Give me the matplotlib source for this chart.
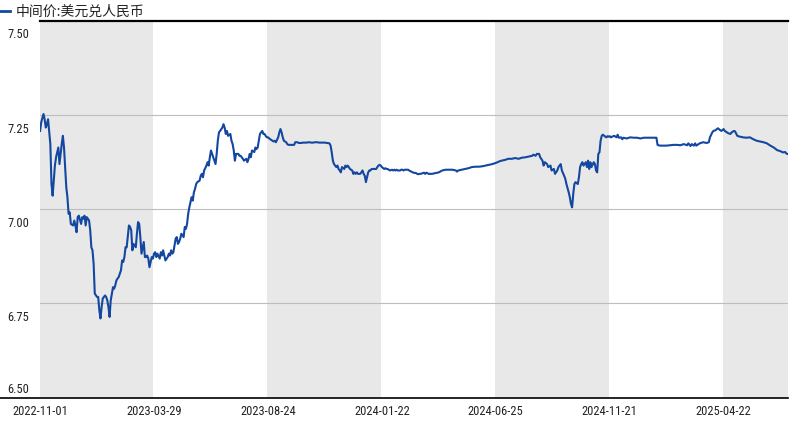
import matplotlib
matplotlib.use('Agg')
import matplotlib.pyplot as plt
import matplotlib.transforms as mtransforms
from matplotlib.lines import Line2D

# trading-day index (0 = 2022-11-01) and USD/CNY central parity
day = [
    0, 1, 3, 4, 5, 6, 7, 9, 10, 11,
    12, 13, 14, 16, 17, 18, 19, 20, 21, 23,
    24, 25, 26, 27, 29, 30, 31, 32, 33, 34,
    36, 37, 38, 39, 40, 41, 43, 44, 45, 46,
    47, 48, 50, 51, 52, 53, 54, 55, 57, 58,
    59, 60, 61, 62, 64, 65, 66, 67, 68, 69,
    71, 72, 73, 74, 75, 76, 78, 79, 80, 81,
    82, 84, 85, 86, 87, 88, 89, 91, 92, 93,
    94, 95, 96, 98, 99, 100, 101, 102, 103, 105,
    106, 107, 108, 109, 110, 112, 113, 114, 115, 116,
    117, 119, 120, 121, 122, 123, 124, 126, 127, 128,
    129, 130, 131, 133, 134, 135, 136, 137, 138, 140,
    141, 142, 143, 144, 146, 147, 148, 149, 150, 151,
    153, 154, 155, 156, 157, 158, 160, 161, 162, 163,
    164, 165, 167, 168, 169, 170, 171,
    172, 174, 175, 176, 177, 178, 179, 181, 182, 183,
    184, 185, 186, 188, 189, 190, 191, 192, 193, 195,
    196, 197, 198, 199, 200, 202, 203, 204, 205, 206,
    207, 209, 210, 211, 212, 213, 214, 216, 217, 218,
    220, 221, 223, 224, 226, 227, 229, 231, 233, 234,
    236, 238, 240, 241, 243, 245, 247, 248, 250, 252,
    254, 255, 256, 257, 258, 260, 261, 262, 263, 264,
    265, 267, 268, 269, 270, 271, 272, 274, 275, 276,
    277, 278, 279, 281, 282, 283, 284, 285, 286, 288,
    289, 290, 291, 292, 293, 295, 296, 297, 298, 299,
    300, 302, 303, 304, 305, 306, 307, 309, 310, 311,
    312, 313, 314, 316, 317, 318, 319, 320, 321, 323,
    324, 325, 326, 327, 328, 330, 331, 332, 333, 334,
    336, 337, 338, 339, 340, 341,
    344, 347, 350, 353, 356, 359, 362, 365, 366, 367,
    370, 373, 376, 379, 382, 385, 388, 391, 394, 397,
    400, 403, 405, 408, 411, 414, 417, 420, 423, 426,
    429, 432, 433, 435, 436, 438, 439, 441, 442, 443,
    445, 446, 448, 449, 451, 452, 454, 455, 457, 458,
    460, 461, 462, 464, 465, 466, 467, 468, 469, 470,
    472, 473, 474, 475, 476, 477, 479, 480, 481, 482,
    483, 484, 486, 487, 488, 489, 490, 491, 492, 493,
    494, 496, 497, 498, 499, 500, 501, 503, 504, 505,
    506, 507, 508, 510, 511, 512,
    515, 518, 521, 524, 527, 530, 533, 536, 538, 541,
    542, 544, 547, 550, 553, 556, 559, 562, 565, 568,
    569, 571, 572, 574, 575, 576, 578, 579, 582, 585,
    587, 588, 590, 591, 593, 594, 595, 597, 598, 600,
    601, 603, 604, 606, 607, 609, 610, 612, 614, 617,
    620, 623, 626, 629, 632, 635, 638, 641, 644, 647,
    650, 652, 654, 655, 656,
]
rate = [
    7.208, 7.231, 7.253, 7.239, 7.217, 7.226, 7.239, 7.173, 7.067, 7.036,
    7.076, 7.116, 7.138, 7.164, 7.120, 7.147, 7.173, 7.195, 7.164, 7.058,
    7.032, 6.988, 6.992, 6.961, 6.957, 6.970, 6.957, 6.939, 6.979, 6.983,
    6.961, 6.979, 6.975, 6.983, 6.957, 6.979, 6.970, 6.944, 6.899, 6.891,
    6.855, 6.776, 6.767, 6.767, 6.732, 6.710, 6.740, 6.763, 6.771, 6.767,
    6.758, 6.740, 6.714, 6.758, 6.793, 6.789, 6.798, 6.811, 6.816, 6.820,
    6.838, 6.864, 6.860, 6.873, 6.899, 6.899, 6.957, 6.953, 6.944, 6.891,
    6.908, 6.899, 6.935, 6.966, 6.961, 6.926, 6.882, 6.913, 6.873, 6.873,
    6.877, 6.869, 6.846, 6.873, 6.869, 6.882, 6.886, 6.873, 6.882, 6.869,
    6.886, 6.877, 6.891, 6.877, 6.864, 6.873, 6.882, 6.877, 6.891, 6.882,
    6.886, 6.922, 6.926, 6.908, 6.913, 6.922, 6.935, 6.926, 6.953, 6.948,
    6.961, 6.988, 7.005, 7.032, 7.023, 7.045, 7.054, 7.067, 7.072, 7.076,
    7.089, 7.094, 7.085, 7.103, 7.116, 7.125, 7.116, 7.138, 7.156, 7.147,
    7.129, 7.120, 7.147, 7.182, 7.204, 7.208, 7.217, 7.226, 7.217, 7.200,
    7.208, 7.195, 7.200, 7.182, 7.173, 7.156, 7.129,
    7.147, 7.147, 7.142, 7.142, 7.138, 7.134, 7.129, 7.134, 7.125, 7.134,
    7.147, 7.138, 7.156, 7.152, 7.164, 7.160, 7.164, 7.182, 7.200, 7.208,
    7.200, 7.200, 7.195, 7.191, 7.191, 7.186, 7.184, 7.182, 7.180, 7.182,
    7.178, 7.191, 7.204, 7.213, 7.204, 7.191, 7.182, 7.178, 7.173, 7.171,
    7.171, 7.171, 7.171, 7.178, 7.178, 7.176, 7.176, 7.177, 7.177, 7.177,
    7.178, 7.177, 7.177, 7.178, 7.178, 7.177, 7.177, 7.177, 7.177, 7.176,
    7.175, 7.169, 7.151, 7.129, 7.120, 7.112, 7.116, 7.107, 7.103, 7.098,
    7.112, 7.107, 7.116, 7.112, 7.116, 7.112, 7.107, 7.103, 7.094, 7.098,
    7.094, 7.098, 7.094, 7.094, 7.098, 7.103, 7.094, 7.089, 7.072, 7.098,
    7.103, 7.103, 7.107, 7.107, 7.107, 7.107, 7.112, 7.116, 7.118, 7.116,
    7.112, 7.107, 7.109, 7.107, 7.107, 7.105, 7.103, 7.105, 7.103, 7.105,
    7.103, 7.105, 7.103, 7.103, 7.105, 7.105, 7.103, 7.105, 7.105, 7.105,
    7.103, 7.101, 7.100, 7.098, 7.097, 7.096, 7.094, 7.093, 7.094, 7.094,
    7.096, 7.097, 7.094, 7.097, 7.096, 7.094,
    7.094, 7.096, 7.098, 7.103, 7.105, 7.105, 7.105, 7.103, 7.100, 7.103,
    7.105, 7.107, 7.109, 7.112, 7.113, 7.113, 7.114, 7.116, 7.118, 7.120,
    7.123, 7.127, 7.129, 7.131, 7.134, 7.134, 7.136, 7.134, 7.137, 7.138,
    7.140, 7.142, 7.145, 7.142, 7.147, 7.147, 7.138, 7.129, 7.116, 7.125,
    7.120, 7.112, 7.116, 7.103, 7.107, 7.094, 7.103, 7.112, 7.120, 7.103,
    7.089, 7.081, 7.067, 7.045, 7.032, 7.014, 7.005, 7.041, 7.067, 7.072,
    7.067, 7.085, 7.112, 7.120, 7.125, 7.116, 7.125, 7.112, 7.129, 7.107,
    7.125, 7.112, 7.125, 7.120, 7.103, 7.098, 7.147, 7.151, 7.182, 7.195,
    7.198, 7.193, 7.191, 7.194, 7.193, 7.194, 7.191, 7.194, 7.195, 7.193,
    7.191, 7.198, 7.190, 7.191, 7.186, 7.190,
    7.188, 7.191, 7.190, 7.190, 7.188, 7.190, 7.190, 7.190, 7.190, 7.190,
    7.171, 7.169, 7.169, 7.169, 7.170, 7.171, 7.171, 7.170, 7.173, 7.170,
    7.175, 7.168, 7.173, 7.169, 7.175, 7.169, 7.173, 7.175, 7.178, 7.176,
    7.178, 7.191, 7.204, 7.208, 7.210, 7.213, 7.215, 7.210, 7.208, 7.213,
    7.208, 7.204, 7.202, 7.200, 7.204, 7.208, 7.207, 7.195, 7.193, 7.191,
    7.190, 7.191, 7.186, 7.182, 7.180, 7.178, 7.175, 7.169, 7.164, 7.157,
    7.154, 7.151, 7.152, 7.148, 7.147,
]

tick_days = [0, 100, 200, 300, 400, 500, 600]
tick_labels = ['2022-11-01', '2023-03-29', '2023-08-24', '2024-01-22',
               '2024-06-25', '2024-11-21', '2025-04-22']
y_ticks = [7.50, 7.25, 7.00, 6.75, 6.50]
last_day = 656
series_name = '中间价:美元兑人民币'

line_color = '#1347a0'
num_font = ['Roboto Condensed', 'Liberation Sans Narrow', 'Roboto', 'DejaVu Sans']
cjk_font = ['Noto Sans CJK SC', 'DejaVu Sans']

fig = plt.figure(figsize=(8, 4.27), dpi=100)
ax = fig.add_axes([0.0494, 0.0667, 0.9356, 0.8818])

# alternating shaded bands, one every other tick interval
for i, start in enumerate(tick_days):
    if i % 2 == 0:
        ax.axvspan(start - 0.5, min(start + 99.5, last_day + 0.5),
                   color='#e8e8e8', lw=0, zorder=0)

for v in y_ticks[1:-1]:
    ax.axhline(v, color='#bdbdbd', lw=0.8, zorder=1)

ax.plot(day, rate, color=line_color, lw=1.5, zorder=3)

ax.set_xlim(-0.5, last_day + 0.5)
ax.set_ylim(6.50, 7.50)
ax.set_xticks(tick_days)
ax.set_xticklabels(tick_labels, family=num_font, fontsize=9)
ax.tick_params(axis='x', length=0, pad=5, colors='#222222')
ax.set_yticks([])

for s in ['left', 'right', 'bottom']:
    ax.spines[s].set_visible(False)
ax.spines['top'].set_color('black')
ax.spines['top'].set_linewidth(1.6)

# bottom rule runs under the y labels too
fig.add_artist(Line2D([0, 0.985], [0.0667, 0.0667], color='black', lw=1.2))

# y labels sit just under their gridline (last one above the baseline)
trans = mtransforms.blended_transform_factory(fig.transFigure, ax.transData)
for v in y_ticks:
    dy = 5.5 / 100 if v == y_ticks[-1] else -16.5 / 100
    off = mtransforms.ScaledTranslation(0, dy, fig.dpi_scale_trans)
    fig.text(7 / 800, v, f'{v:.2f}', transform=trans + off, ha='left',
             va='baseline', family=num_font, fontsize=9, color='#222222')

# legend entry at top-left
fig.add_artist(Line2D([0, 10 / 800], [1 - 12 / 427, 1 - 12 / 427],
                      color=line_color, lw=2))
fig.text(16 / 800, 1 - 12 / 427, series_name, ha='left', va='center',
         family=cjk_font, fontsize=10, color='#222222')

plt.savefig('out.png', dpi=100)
####################
Written problem: Your task is to collect every line above that contains the word "matplotlib".

Exercise result:
Give me the matplotlib source for this chart.
import matplotlib
matplotlib.use('Agg')
import matplotlib.pyplot as plt
import matplotlib.transforms as mtransforms
from matplotlib.lines import Line2D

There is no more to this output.